[EXERCISE] Reproduce the listing below from the line with "Output the web" to the line with "var cx = 424, cy = 324, radius = 244;", both lines included, character for character, minus any pictures.

[Entries with chart source code]
· · ·

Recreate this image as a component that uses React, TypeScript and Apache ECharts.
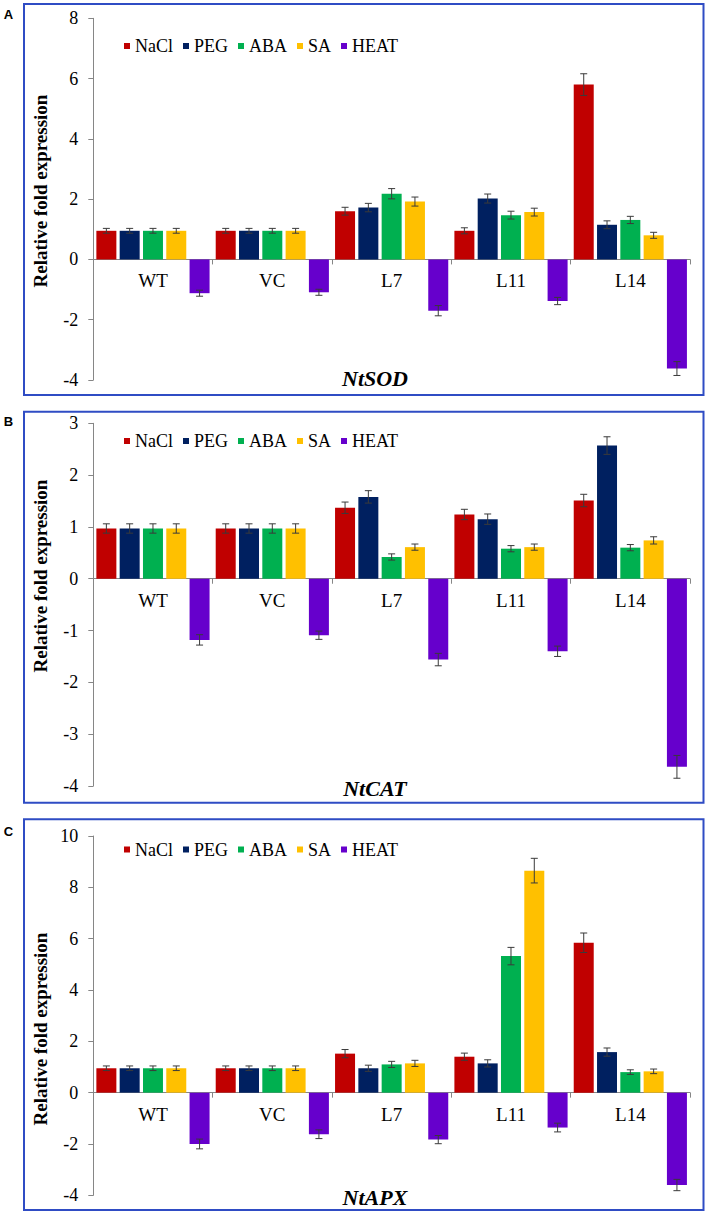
import React, { useEffect, useRef } from "react";
import * as echarts from "echarts";

const categories = ["WT", "VC", "L7", "L11", "L14"];
const seriesNames = ["NaCl", "PEG", "ABA", "SA", "HEAT"];
const colors = ["#C00000", "#002060", "#00B050", "#FFC000", "#6600CC"];

// Panel A: NtSOD
const sodNaCl = [0.95, 0.95, 1.6, 0.95, 5.8];
const sodPEG = [0.95, 0.95, 1.72, 2.02, 1.15];
const sodABA = [0.95, 0.95, 2.18, 1.47, 1.31];
const sodSA = [0.95, 0.95, 1.92, 1.57, 0.8];
const sodHEAT = [-1.12, -1.09, -1.7, -1.38, -3.62];
const sodNaClErr = [0.08, 0.08, 0.13, 0.1, 0.36];
const sodPEGErr = [0.08, 0.08, 0.14, 0.15, 0.13];
const sodABAErr = [0.08, 0.08, 0.17, 0.13, 0.12];
const sodSAErr = [0.08, 0.08, 0.15, 0.13, 0.1];
const sodHEATErr = [0.1, 0.1, 0.17, 0.12, 0.23];

// Panel B: NtCAT
const catNaCl = [0.97, 0.97, 1.37, 1.24, 1.51];
const catPEG = [0.97, 0.97, 1.58, 1.15, 2.57];
const catABA = [0.97, 0.97, 0.42, 0.58, 0.6];
const catSA = [0.97, 0.97, 0.61, 0.61, 0.74];
const catHEAT = [-1.18, -1.09, -1.56, -1.4, -3.63];
const catNaClErr = [0.09, 0.09, 0.11, 0.1, 0.12];
const catPEGErr = [0.09, 0.09, 0.12, 0.1, 0.17];
const catABAErr = [0.09, 0.09, 0.06, 0.06, 0.06];
const catSAErr = [0.09, 0.09, 0.06, 0.06, 0.07];
const catHEATErr = [0.1, 0.08, 0.12, 0.1, 0.22];

// Panel C: NtAPX
const apxNaCl = [0.95, 0.95, 1.52, 1.4, 5.84];
const apxPEG = [0.95, 0.95, 0.95, 1.14, 1.58];
const apxABA = [0.95, 0.95, 1.1, 5.32, 0.8];
const apxSA = [0.95, 0.95, 1.14, 8.65, 0.83];
const apxHEAT = [-2.0, -1.62, -1.83, -1.36, -3.6];
const apxNaClErr = [0.09, 0.09, 0.16, 0.14, 0.38];
const apxPEGErr = [0.09, 0.09, 0.12, 0.14, 0.16];
const apxABAErr = [0.09, 0.09, 0.12, 0.34, 0.09];
const apxSAErr = [0.09, 0.09, 0.12, 0.48, 0.09];
const apxHEATErr = [0.19, 0.17, 0.16, 0.17, 0.22];

const geneTitles = ["NtSOD", "NtCAT", "NtAPX"];
const panelLetters = ["A", "B", "C"];
const yMins = [-4, -4, -4];
const yMaxs = [8, 3, 10];
const yIntervals = [2, 1, 2];

const SERIF = "'Liberation Serif', 'Times New Roman', serif";
const SANS = "'Liberation Sans', Arial, sans-serif";

const panelValues = [
  [sodNaCl, sodPEG, sodABA, sodSA, sodHEAT],
  [catNaCl, catPEG, catABA, catSA, catHEAT],
  [apxNaCl, apxPEG, apxABA, apxSA, apxHEAT],
];
const panelErrors = [
  [sodNaClErr, sodPEGErr, sodABAErr, sodSAErr, sodHEATErr],
  [catNaClErr, catPEGErr, catABAErr, catSAErr, catHEATErr],
  [apxNaClErr, apxPEGErr, apxABAErr, apxSAErr, apxHEATErr],
];

// layout
const GRID_LEFT = 93.3;
const GRID_RIGHT_X = 690;
const gridTops = [18.3, 423.3, 836];
const gridHeights = [361.7, 362.7, 359.3];
const frameTops = [4, 411.7, 819.3];
const frameBottoms = [395, 802.7, 1210];
const legendTops = [37, 432, 840.5];
const letterYs = [14.7, 421.8, 831.7];
const yTitleYs = [191, 576, 1029];
const geneTitleYs = [378, 788, 1197];
const BAR_W = 20;
const BAR_GAP = 0.165;

export default function App() {
  const ref = useRef<HTMLDivElement>(null);
  useEffect(() => {
    document.body.style.margin = "0";
    document.body.style.overflow = "hidden";
    if (!ref.current) return;
    const chart = echarts.init(ref.current, undefined, { renderer: "svg" });

    const grids: any[] = [];
    const xAxes: any[] = [];
    const yAxes: any[] = [];
    const legends: any[] = [];
    const series: any[] = [];
    const graphics: any[] = [];

    for (let p = 0; p < 3; p++) {
      grids.push({
        left: GRID_LEFT,
        top: gridTops[p],
        width: GRID_RIGHT_X - GRID_LEFT,
        height: gridHeights[p],
        containLabel: false,
      });
      // place the category axis at the value 0 of the value axis
      const zeroOffset = -gridHeights[p] * (0 - yMins[p]) / (yMaxs[p] - yMins[p]);
      xAxes.push({
        type: "category",
        gridIndex: p,
        data: categories,
        position: "bottom",
        offset: zeroOffset,
        axisLine: { onZero: false, lineStyle: { color: "#868686", width: 1 } },
        axisTick: { show: true, length: 5, alignWithLabel: false, interval: 0, lineStyle: { color: "#868686" } },
        axisLabel: { margin: 12, color: "#000", fontFamily: SERIF, fontSize: 19, interval: 0 },
        splitLine: { show: false },
      });
      yAxes.push({
        type: "value",
        gridIndex: p,
        min: yMins[p],
        max: yMaxs[p],
        interval: yIntervals[p],
        axisLine: { show: true, lineStyle: { color: "#868686", width: 1 } },
        axisTick: { show: true, length: 5, lineStyle: { color: "#868686" } },
        axisLabel: { margin: 15, color: "#000", fontFamily: SERIF, fontSize: 18 },
        splitLine: { show: false },
      });
      legends.push({
        data: seriesNames,
        left: 124,
        top: legendTops[p],
        padding: 0,
        itemGap: 10,
        itemWidth: 6,
        itemHeight: 6,
        icon: "rect",
        selectedMode: false,
        textStyle: { fontFamily: SERIF, fontSize: 18, color: "#000" },
      });

      for (let s = 0; s < 5; s++) {
        series.push({
          type: "bar",
          name: seriesNames[s],
          xAxisIndex: p,
          yAxisIndex: p,
          barWidth: BAR_W,
          barGap: BAR_GAP * 100 + "%",
          itemStyle: { color: colors[s] },
          data: panelValues[p][s],
        });
      }
      for (let s = 0; s < 5; s++) {
        const off = (s - 2) * BAR_W * (1 + BAR_GAP);
        series.push({
          type: "custom",
          name: "err-" + seriesNames[s],
          xAxisIndex: p,
          yAxisIndex: p,
          z: 5,
          encode: { x: 0, y: 1 },
          data: categories.map((_, i) => [i, panelValues[p][s][i], panelErrors[p][s][i]]),
          renderItem: (params: any, api: any) => {
            const cat = api.value(0);
            const v = api.value(1);
            const e = api.value(2);
            const hi = api.coord([cat, v + e]);
            const lo = api.coord([cat, v - e]);
            const x = hi[0] + off;
            const st = { stroke: "#3a3a3a", lineWidth: 1 };
            return {
              type: "group",
              children: [
                { type: "line", shape: { x1: x, y1: hi[1], x2: x, y2: lo[1] }, style: st },
                { type: "line", shape: { x1: x - 3.5, y1: hi[1], x2: x + 3.5, y2: hi[1] }, style: st },
                { type: "line", shape: { x1: x - 3.5, y1: lo[1], x2: x + 3.5, y2: lo[1] }, style: st },
              ],
            };
          },
        });
      }

      graphics.push({
        type: "rect",
        shape: { x: 24, y: frameTops[p], width: 679.5, height: frameBottoms[p] - frameTops[p] },
        style: { fill: "none", stroke: "#2f4cc4", lineWidth: 2 },
        silent: true,
      });
      graphics.push({
        type: "text",
        x: 8.5,
        y: letterYs[p],
        style: {
          text: panelLetters[p],
          fontFamily: SANS,
          fontWeight: "bold",
          fontSize: 13,
          fill: "#000",
          align: "center",
          verticalAlign: "middle",
        },
      });
      graphics.push({
        type: "text",
        x: 40,
        y: yTitleYs[p],
        rotation: Math.PI / 2,
        style: {
          text: "Relative fold expression",
          fontFamily: SERIF,
          fontWeight: "bold",
          fontSize: 19,
          fill: "#000",
          align: "center",
          verticalAlign: "middle",
        },
      });
      graphics.push({
        type: "text",
        x: 375,
        y: geneTitleYs[p],
        style: {
          text: geneTitles[p],
          fontFamily: SERIF,
          fontWeight: "bold",
          fontStyle: "italic",
          fontSize: 22,
          fill: "#000",
          align: "center",
          verticalAlign: "middle",
        },
      });
    }

    chart.setOption({
      animation: false,
      backgroundColor: "#fff",
      grid: grids,
      xAxis: xAxes,
      yAxis: yAxes,
      legend: legends,
      series,
      graphic: graphics,
    });
    return () => chart.dispose();
  }, []);
  return <div ref={ref} style={{ width: 708, height: 1214 }} />;
}
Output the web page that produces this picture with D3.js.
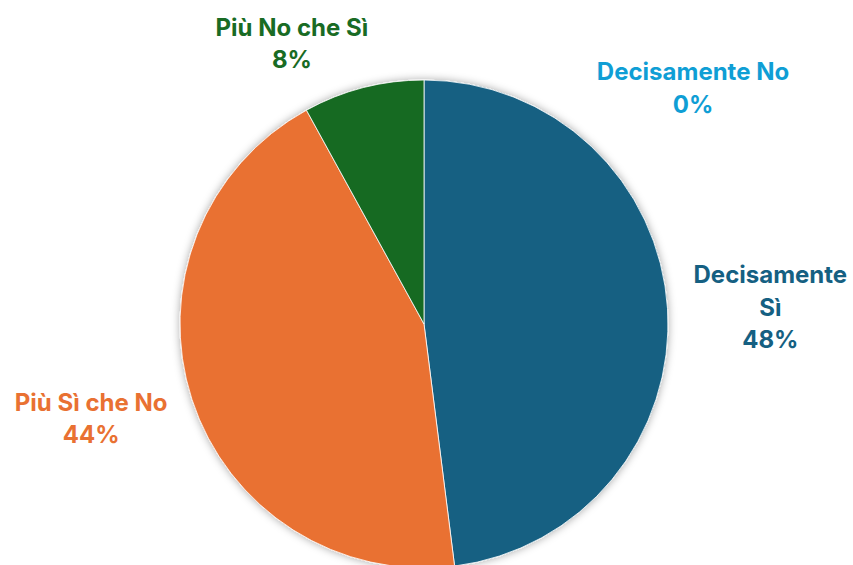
<!DOCTYPE html>
<html lang="it">
<head>
    <meta charset="UTF-8">
    <title>Pie chart</title>
    <style>
        body { margin: 0; background: #fff; }
        text { font-family: Inter, "Open Sans", sans-serif; font-weight: 700; }
    </style>
</head>
<body>
<script src="https://cdn.jsdelivr.net/npm/d3@7/dist/d3.min.js"></script>
<script>
    // categories and values (percent), in drawing order clockwise from top
    const categories = ["Decisamente No", "Decisamente Sì", "Più Sì che No", "Più No che Sì"];
    const values = [0, 48, 44, 8];
    const colors = ["#0F9ED5", "#156082", "#E97132", "#196B24"];
    // label text split in lines
    const labelLines = [["Decisamente No"], ["Decisamente", "Sì"], ["Più Sì che No"], ["Più No che Sì"]];

    var width = 853, height = 565;
    var cx = 424, cy = 324, radius = 244;

    var svg = d3.select("body").append("svg")
        .attr("width", width)
        .attr("height", height);

    // soft shadow like the original
    var defs = svg.append("defs");
    var f = defs.append("filter").attr("id", "shadow")
        .attr("x", "-10%").attr("y", "-10%").attr("width", "120%").attr("height", "120%");
    f.append("feDropShadow")
        .attr("dx", 0).attr("dy", 0)
        .attr("stdDeviation", 4)
        .attr("flood-color", "#000")
        .attr("flood-opacity", 0.35);

    var g = svg.append("g").attr("transform", `translate(${cx},${cy})`);

    var data = categories.map((c, i) => ({ cat: c, value: values[i], color: colors[i], lines: labelLines[i] }));

    var pie = d3.pie().sort(null).value(d => d.value);
    var arc = d3.arc().innerRadius(0).outerRadius(radius);
    var arcs = pie(data);

    g.append("g")
        .attr("filter", "url(#shadow)")
        .selectAll("path")
        .data(arcs)
        .join("path")
            .attr("d", arc)
            .attr("fill", d => d.data.color)
            .attr("stroke", "#fff")
            .attr("stroke-width", 0.8);

    // label placement: radius along mid angle, then small nudges (Excel best fit)
    var labelRadius = [300, 347, 350, 290];
    var nudges = [[269, -236], [0, 5], [0, -14], [-60, 0]];
    var lineH = 32.5;

    var labels = g.append("g")
        .selectAll("text")
        .data(arcs)
        .join("text")
            .attr("text-anchor", "middle")
            .attr("fill", d => d.data.color)
            .style("font-size", "24px")
            .attr("transform", (d, i) => {
                var a = (d.startAngle + d.endAngle) / 2;
                var x = labelRadius[i] * Math.sin(a) + nudges[i][0];
                var y = -labelRadius[i] * Math.cos(a) + nudges[i][1];
                if (d.data.value === 0) { x = nudges[i][0]; y = nudges[i][1]; }
                return `translate(${x},${y})`;
            });

    labels.each(function(d) {
        var t = d3.select(this);
        var lines = d.data.lines.concat([d.data.value + "%"]);
        var n = lines.length;
        lines.forEach((l, k) => {
            t.append("tspan")
                .attr("x", 0)
                .attr("y", (k - (n - 1) / 2) * lineH)
                .attr("dy", "0.36em")
                .text(l);
        });
    });
</script>
</body>
</html>
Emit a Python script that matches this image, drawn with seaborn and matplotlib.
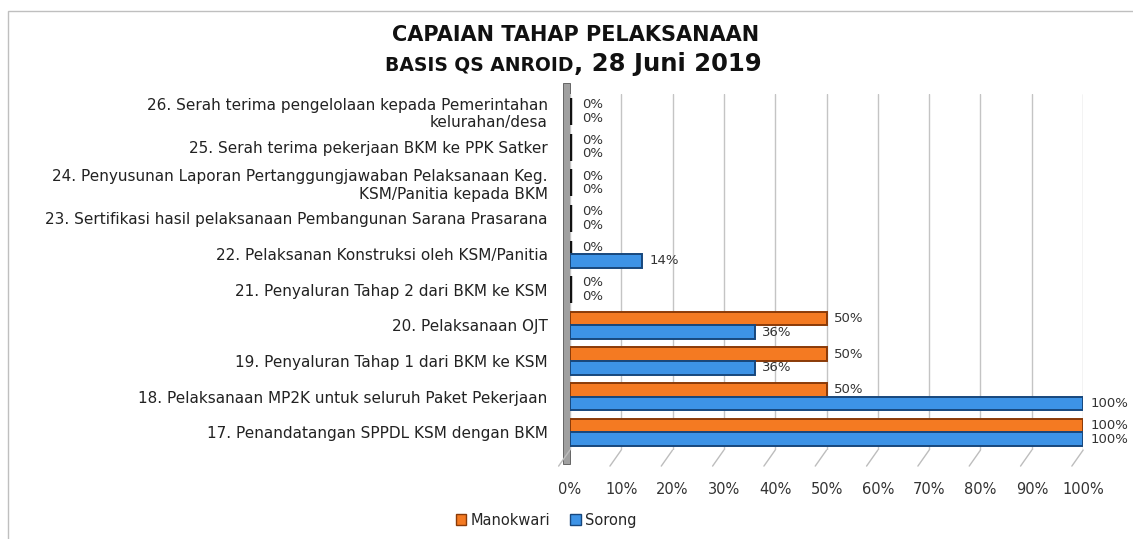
import matplotlib
matplotlib.use("Agg")
import matplotlib.pyplot as plt
import seaborn as sns
import pandas as pd
from matplotlib.patches import Rectangle
from matplotlib.lines import Line2D

# --- data (top to bottom as shown) ---
categories = [
    "26. Serah terima pengelolaan kepada Pemerintahan\nkelurahan/desa",
    "25. Serah terima pekerjaan BKM ke PPK Satker",
    "24. Penyusunan Laporan Pertanggungjawaban Pelaksanaan Keg.\nKSM/Panitia kepada BKM",
    "23. Sertifikasi hasil pelaksanaan Pembangunan Sarana Prasarana",
    "22. Pelaksanan Konstruksi oleh KSM/Panitia",
    "21. Penyaluran Tahap 2 dari BKM ke KSM",
    "20. Pelaksanaan OJT",
    "19. Penyaluran Tahap 1 dari BKM ke KSM",
    "18. Pelaksanaan MP2K untuk seluruh Paket Pekerjaan",
    "17. Penandatangan SPPDL KSM dengan BKM",
]
manokwari = [0, 0, 0, 0, 0, 0, 50, 50, 50, 100]
sorong = [0, 0, 0, 0, 14, 0, 36, 36, 100, 100]
series_names = ["Manokwari", "Sorong"]
x_ticks = [0, 10, 20, 30, 40, 50, 60, 70, 80, 90, 100]

colors = {"Manokwari": "#F47A22", "Sorong": "#3D93E6"}
edges = {"Manokwari": "#8A3A08", "Sorong": "#17477D"}

df = pd.DataFrame({
    "tahap": categories * 2,
    "nilai": manokwari + sorong,
    "kota": ["Manokwari"] * len(categories) + ["Sorong"] * len(categories),
})

sns.set_style("white")
plt.rcParams["font.family"] = ["DejaVu Sans"]

fig = plt.figure(figsize=(11.33, 5.39), dpi=100)
ax = fig.add_axes([0.503, 0.165, 0.453, 0.661])

sns.barplot(data=df, x="nilai", y="tahap", hue="kota", orient="h",
            hue_order=series_names, palette=colors, width=0.76, saturation=1,
            dodge=True, legend=False, ax=ax)

# edges per series; zero values show as dark marks like the original
for cont, name in zip(ax.containers, series_names):
    vals = manokwari if name == "Manokwari" else sorong
    for bar, v in zip(cont, vals):
        if v == 0:
            bar.set_edgecolor("#111111")
            bar.set_linewidth(3.2)
        else:
            bar.set_edgecolor(edges[name])
            bar.set_linewidth(1.4)
        yc = bar.get_y() + bar.get_height() / 2
        ax.text(v + 1.5 if v > 0 else 2.4, yc, f"{v}%", va="center", ha="left",
                fontsize=9.5, color="#333333", clip_on=False)

ax.set_xlim(0, 100)
ax.set_xticks(x_ticks)
ax.set_xticklabels([f"{t}%" for t in x_ticks], fontsize=10.5, color="#333333")
ax.tick_params(axis="x", length=0, pad=23)
ax.tick_params(axis="y", length=0, pad=16, labelsize=11, labelcolor="#222222")
ax.set_xlabel("")
ax.set_ylabel("")
ax.grid(axis="x", color="#C4C4C4", linewidth=1.0)
ax.set_axisbelow(True)
for s in ax.spines.values():
    s.set_visible(False)

# gray side wall + floor ticks (3D look)
ax.add_patch(Rectangle((-0.014, -0.04), 0.014, 1.07, transform=ax.transAxes,
                       facecolor="#A0A0A0", edgecolor="#555555", linewidth=0.6,
                       clip_on=False, zorder=0))
for t in x_ticks:
    xa = t / 100
    ax.add_line(Line2D([xa, xa - 0.022], [0, -0.045], transform=ax.transAxes,
                       color="#BDBDBD", linewidth=1.0, clip_on=False))

# legend
handles = [Rectangle((0, 0), 1, 1, facecolor=colors[n], edgecolor=edges[n]) for n in series_names]
fig.legend(handles, series_names, loc="center", bbox_to_anchor=(0.482, 0.035),
           ncol=2, frameon=False, fontsize=10.5, handlelength=0.7, handleheight=0.7,
           handletextpad=0.3, columnspacing=1.4)

# title (two lines, second with mixed sizes)
fig.text(0.508, 0.935, "CAPAIAN TAHAP PELAKSANAAN", ha="center", va="center",
         fontsize=15, fontweight="bold", color="#111111")
fig.canvas.draw()
r = fig.canvas.get_renderer()
ta = fig.text(0, 0.869, "BASIS QS ANROID", ha="left", va="baseline",
              fontsize=13.5, fontweight="bold", color="#111111")
tb = fig.text(0, 0.869, ", 28 Juni 2019", ha="left", va="baseline",
              fontsize=17.5, fontweight="bold", color="#111111")
wa = ta.get_window_extent(r).width
wb = tb.get_window_extent(r).width
W = fig.bbox.width
x0 = 0.506 - (wa + wb) / 2 / W
ta.set_x(x0)
tb.set_x(x0 + wa / W)

# outer frame
fig.add_artist(Rectangle((0.007, -0.01), 1.0, 0.99, transform=fig.transFigure,
                         facecolor="none", edgecolor="#BFBFBF", linewidth=1.0))

fig.savefig("out.png", dpi=100)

· · ·

[WRITTEN SOLUTION]
Output the web page that produces this picture with D3.js.
<!DOCTYPE html>
<html lang="it">
<head>
    <meta charset="UTF-8">
    <title>Pie chart</title>
    <style>
        body { margin: 0; background: #fff; }
        text { font-family: Inter, "Open Sans", sans-serif; font-weight: 700; }
    </style>
</head>
<body>
<script src="https://cdn.jsdelivr.net/npm/d3@7/dist/d3.min.js"></script>
<script>
    // categories and values (percent), in drawing order clockwise from top
    const categories = ["Decisamente No", "Decisamente Sì", "Più Sì che No", "Più No che Sì"];
    const values = [0, 48, 44, 8];
    const colors = ["#0F9ED5", "#156082", "#E97132", "#196B24"];
    // label text split in lines
    const labelLines = [["Decisamente No"], ["Decisamente", "Sì"], ["Più Sì che No"], ["Più No che Sì"]];

    var width = 853, height = 565;
    var cx = 424, cy = 324, radius = 244;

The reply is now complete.